Copy out every line of the records where the string "chart" occurs.

==== DATA PROVIDED ====

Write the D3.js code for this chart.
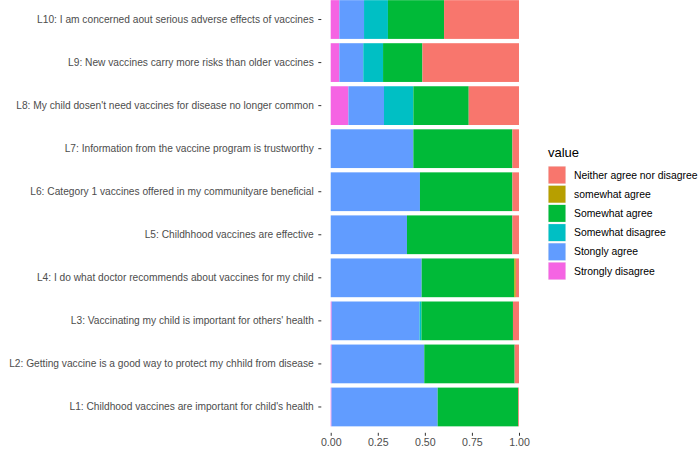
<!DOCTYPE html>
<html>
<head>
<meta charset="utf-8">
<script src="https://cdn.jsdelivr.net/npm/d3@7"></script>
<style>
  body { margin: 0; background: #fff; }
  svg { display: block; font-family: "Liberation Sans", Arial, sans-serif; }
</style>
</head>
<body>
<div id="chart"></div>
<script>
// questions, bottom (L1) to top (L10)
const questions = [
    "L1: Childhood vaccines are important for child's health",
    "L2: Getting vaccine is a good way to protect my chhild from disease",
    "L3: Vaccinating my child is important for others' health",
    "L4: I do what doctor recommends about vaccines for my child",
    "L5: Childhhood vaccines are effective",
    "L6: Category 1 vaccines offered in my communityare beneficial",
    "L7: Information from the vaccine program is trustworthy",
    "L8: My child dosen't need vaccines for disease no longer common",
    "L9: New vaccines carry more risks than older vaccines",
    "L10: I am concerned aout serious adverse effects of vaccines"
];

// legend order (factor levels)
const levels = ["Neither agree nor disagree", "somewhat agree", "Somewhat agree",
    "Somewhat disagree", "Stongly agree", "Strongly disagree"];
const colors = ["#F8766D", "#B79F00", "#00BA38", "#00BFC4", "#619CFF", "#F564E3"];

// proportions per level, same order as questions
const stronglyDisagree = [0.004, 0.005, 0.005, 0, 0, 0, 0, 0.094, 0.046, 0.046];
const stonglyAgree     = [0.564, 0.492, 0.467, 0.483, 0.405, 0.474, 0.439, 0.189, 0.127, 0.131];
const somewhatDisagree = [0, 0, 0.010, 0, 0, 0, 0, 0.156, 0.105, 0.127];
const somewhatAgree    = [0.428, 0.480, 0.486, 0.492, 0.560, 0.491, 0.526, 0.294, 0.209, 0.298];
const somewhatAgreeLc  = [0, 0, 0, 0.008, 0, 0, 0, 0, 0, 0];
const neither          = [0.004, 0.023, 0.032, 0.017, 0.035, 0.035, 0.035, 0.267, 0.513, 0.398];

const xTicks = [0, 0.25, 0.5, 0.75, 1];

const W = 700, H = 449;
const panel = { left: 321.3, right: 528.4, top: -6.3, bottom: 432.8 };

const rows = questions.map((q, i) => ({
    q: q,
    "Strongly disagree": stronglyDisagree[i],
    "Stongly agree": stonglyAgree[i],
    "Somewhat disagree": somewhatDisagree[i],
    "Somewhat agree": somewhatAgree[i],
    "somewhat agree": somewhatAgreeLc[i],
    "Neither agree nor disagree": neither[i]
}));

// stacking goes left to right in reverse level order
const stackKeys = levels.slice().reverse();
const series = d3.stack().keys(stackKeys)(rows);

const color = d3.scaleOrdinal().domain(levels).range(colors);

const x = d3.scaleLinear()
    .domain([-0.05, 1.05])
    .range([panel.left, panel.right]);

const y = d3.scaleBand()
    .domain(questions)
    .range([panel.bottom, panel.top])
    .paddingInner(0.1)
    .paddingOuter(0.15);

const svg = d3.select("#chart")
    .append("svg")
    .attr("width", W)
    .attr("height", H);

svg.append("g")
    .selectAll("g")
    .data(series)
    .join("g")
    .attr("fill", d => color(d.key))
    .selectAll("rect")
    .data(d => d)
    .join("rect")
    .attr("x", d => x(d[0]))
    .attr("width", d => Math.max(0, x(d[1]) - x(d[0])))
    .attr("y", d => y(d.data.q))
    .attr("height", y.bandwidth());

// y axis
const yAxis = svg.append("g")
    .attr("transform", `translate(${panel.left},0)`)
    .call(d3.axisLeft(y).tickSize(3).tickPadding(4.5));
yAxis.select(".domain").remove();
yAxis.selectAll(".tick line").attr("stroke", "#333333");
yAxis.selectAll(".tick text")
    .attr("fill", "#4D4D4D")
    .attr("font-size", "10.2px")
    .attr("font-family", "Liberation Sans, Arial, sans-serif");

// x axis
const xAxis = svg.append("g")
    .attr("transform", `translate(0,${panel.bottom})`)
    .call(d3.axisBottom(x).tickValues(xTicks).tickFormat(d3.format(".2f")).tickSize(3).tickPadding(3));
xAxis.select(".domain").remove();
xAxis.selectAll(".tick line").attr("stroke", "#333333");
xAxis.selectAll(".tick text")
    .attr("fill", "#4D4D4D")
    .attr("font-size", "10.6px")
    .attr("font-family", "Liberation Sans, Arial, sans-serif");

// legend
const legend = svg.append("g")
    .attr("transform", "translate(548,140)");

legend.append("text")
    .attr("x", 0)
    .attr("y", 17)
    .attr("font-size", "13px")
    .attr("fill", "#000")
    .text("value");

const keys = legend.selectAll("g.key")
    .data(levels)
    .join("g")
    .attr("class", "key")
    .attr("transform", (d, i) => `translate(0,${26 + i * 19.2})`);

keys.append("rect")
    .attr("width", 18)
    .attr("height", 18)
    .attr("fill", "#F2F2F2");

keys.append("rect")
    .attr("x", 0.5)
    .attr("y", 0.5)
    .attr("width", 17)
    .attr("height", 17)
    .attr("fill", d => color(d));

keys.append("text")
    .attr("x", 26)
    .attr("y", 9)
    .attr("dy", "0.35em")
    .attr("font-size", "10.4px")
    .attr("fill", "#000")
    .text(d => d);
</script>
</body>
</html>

====
==== DATA PROVIDED ====

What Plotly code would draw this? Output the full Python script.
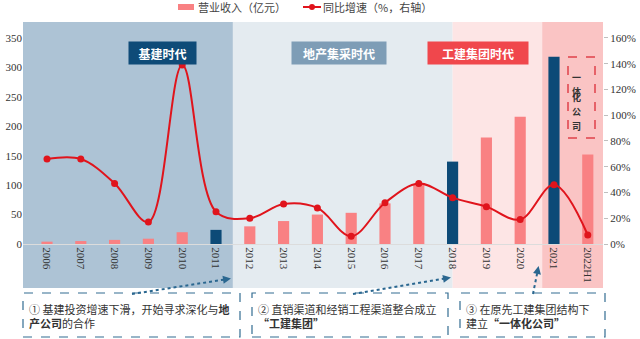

====

* IN RESPONSE *
Write the D3.js code for this chart.
<div id="chart"></div>
const svg = d3.select("#chart")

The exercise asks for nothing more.